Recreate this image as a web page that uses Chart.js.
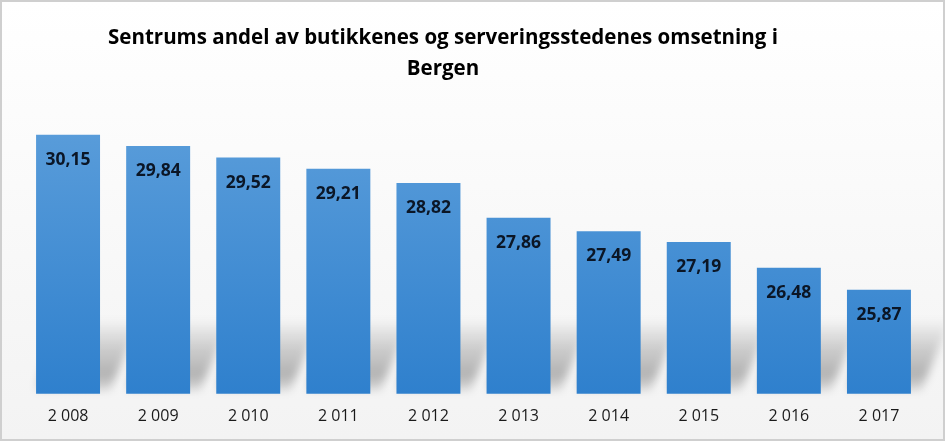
<!DOCTYPE html>
<html>
<head>
<meta charset="utf-8">
<script src="https://cdn.jsdelivr.net/npm/chart.js@4/dist/chart.umd.min.js"></script>
<style>
html,body{margin:0;padding:0;background:#fff;}
#wrap{position:relative;width:941px;height:437px;border:2px solid #cfcfcf;background:linear-gradient(#ffffff,#f3f3f3);}
canvas{display:block;}
</style>
</head>
<body>
<div id="wrap"><canvas id="c" width="941" height="437"></canvas></div>
<script>
const titleLines = ["Sentrums andel av butikkenes og serveringsstedenes omsetning i", "Bergen"];
const years = ["2 008","2 009","2 010","2 011","2 012","2 013","2 014","2 015","2 016","2 017"];
const shares = [30.15, 29.84, 29.52, 29.21, 28.82, 27.86, 27.49, 27.19, 26.48, 25.87];

const titlePlugin = {
  id: 'ttl',
  afterDraw(chart) {
    const ctx = chart.ctx;
    ctx.save();
    ctx.font = 'bold 20.5px "Open Sans", sans-serif';
    ctx.fillStyle = '#000000';
    ctx.textAlign = 'center';
    ctx.textBaseline = 'middle';
    ctx.fillText(titleLines[0], 441, 36);
    ctx.fillText(titleLines[1], 441, 67);
    ctx.restore();
  }
};

const labelPlugin = {
  id: 'vals',
  afterDatasetsDraw(chart) {
    const ctx = chart.ctx;
    const meta = chart.getDatasetMeta(0);
    ctx.save();
    ctx.font = 'bold 17.5px "Open Sans", sans-serif';
    ctx.fillStyle = '#0b1626';
    ctx.textAlign = 'center';
    ctx.textBaseline = 'middle';
    meta.data.forEach((bar, i) => {
      const s = shares[i].toFixed(2).replace('.', ',');
      ctx.fillText(s, bar.x, bar.y + 25);
    });
    ctx.restore();
  }
};

const shadowPlugin = {
  id: 'shadow',
  beforeDatasetsDraw(chart) {
    const ctx = chart.ctx;
    const meta = chart.getDatasetMeta(0);
    const bottom = chart.scales.y.bottom;
    ctx.save();
    meta.data.forEach((bar) => {
      const w = bar.width;
      const xL = bar.x - w / 2, xR = bar.x + w / 2;
      const h = 75;
      const g = ctx.createLinearGradient(0, bottom - h, 0, bottom);
      g.addColorStop(0, 'rgba(0,0,0,0)');
      g.addColorStop(0.35, 'rgba(0,0,0,0.15)');
      g.addColorStop(0.75, 'rgba(0,0,0,0.27)');
      g.addColorStop(1, 'rgba(0,0,0,0.06)');
      ctx.fillStyle = g;
      ctx.filter = 'blur(4px)';
      ctx.beginPath();
      ctx.moveTo(xL, bottom - 3);
      ctx.lineTo(xR + 10, bottom - 3);
      ctx.lineTo(xR + 40, bottom - h);
      ctx.lineTo(xL + 20, bottom - h);
      ctx.closePath();
      ctx.fill();
    });
    ctx.restore();
  }
};

new Chart(document.getElementById('c'), {
  type: 'bar',
  data: {
    labels: years,
    datasets: [{
      data: shares,
      backgroundColor: (c) => {
        const a = c.chart.chartArea;
        if (!a) return '#4a90d6';
        const g = c.chart.ctx.createLinearGradient(0, a.top, 0, a.bottom);
        g.addColorStop(0, '#5d9fdb');
        g.addColorStop(1, '#2f80cd');
        return g;
      },
      borderWidth: 0,
      categoryPercentage: 0.71,
      barPercentage: 1.0
    }]
  },
  plugins: [shadowPlugin, labelPlugin, titlePlugin],
  options: {
    responsive: false,
    animation: false,
    layout: { padding: { left: 21, right: 19, top: 102, bottom: 8 } },
    plugins: {
      legend: { display: false },
      tooltip: { enabled: false },
      title: { display: false }
    },
    scales: {
      x: {
        grid: { display: false },
        border: { display: false },
        ticks: { color: '#1a1a1a', font: { family: '"Open Sans", sans-serif', size: 16 }, padding: 5 }
      },
      y: {
        display: false,
        min: 23,
        max: 31
      }
    }
  }
});
</script>
</body>
</html>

________________________________________

_WHAT IS ASKED:_
Output the data exactly. Pictures don't belong in the result.

_TASK ANSWER:_
Recreate this image as a web page that uses Chart.js.
<!DOCTYPE html>
<html>
<head>
<meta charset="utf-8">
<script src="https://cdn.jsdelivr.net/npm/chart.js@4/dist/chart.umd.min.js"></script>
<style>
html,body{margin:0;padding:0;background:#fff;}
#wrap{position:relative;width:941px;height:437px;border:2px solid #cfcfcf;background:linear-gradient(#ffffff,#f3f3f3);}
canvas{display:block;}
</style>
</head>
<body>
<div id="wrap"><canvas id="c" width="941" height="437"></canvas></div>
<script>
const titleLines = ["Sentrums andel av butikkenes og serveringsstedenes omsetning i", "Bergen"];
const years = ["2 008","2 009","2 010","2 011","2 012","2 013","2 014","2 015","2 016","2 017"];
const shares = [30.15, 29.84, 29.52, 29.21, 28.82, 27.86, 27.49, 27.19, 26.48, 25.87];

const titlePlugin = {
  id: 'ttl',
  afterDraw(chart) {
    const ctx = chart.ctx;
    ctx.save();
    ctx.font = 'bold 20.5px "Open Sans", sans-serif';
    ctx.fillStyle = '#000000';
    ctx.textAlign = 'center';
    ctx.textBaseline = 'middle';
    ctx.fillText(titleLines[0], 441, 36);
    ctx.fillText(titleLines[1], 441, 67);
    ctx.restore();
  }
};

const labelPlugin = {
  id: 'vals',
  afterDatasetsDraw(chart) {
    const ctx = chart.ctx;
    const meta = chart.getDatasetMeta(0);
    ctx.save();
    ctx.font = 'bold 17.5px "Open Sans", sans-serif';
    ctx.fillStyle = '#0b1626';
    ctx.textAlign = 'center';
    ctx.textBaseline = 'middle';
    meta.data.forEach((bar, i) => {
      const s = shares[i].toFixed(2).replace('.', ',');
      ctx.fillText(s, bar.x, bar.y + 25);
    });
    ctx.restore();
  }
};

const shadowPlugin = {
  id: 'shadow',
  beforeDatasetsDraw(chart) {
    const ctx = chart.ctx;
    const meta = chart.getDatasetMeta(0);
    const bottom = chart.scales.y.bottom;
    ctx.save();
    meta.data.forEach((bar) => {
      const w = bar.width;
      const xL = bar.x - w / 2, xR = bar.x + w / 2;
      const h = 75;
      const g = ctx.createLinearGradient(0, bottom - h, 0, bottom);
      g.addColorStop(0, 'rgba(0,0,0,0)');
      g.addColorStop(0.35, 'rgba(0,0,0,0.15)');
      g.addColorStop(0.75, 'rgba(0,0,0,0.27)');
      g.addColorStop(1, 'rgba(0,0,0,0.06)');
      ctx.fillStyle = g;
      ctx.filter = 'blur(4px)';
      ctx.beginPath();
      ctx.moveTo(xL, bottom - 3);
      ctx.lineTo(xR + 10, bottom - 3);
      ctx.lineTo(xR + 40, bottom - h);
      ctx.lineTo(xL + 20, bottom - h);
      ctx.closePath();
      ctx.fill();
    });
    ctx.restore();
  }
};

new Chart(document.getElementById('c'), {
  type: 'bar',
  data: {
    labels: years,
    datasets: [{
      data: shares,
      backgroundColor: (c) => {
        const a = c.chart.chartArea;
        if (!a) return '#4a90d6';
        const g = c.chart.ctx.createLinearGradient(0, a.top, 0, a.bottom);
        g.addColorStop(0, '#5d9fdb');
        g.addColorStop(1, '#2f80cd');
        return g;
      },
      borderWidth: 0,
      categoryPercentage: 0.71,
      barPercentage: 1.0
    }]
  },
  plugins: [shadowPlugin, labelPlugin, titlePlugin],
  options: {
    responsive: false,
    animation: false,
    layout: { padding: { left: 21, right: 19, top: 102, bottom: 8 } },
    plugins: {
      legend: { display: false },
      tooltip: { enabled: false },
      title: { display: false }
    },
    scales: {
      x: {
        grid: { display: false },
        border: { display: false },
        ticks: { color: '#1a1a1a', font: { family: '"Open Sans", sans-serif', size: 16 }, padding: 5 }
      },
      y: {
        display: false,
        min: 23,
        max: 31
      }
    }
  }
});
</script>
</body>
</html>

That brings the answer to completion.